By Grace, I'm a follower of Christ. By day, I'm a recently retired school administrator; by night (and always), I'm a husband and father (and now a grandfather); and by week's end, I sometimes find myself writing or reading in this space. Feel free to join in the dialogue.

Wednesday, February 12, 2014

Stone Soup

Do you remember the old folk story called “Stone Soup"? I was about four years old when I first heard this culinary classic read by Captain Kangaroo. I can still hear his voice giving life to each line.


The Youtube window below is the book Bob Keeshan read from but features a different storyteller. It's well done, but I would love to hear it again as I did as a child.The story has stayed with me all my life.
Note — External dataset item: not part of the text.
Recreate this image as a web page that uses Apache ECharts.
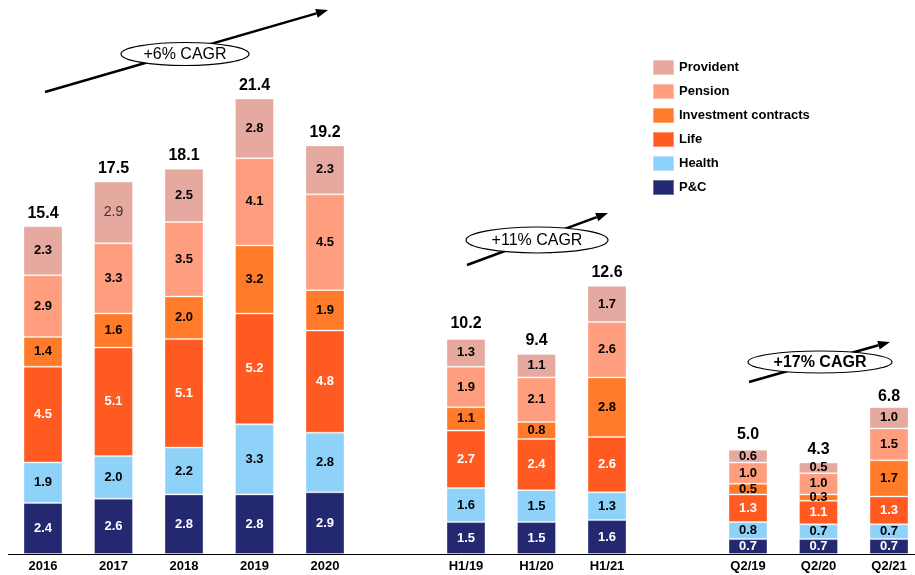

Some think it is about three clever soldiers and a naive village. Such a summation misses the greater lesson or "moral."  This story is about our natural tendency to put our own needs above others, to "play poor" in order to avoid being generous, to settle for surviving in isolation rather than thriving in community.  “Stone Soup” teaches us that when everyone puts “skin in the game” toward a goal that serves the interests of the whole group, it’s not just a better plan--it's the best plan and a much better way to reflect God the father, as illustrated in Matthew 7:9-11 (ESV)

"Or which one of you, if his son asks him for bread, will give him a stone?  … how much more will your Father who is in heaven give good things to those who ask him!"

I hope you enjoy this tale about a village that had “nothing to give,” but through the contagious power of joining others willing to put "skin in the game," they set a table fit for a king.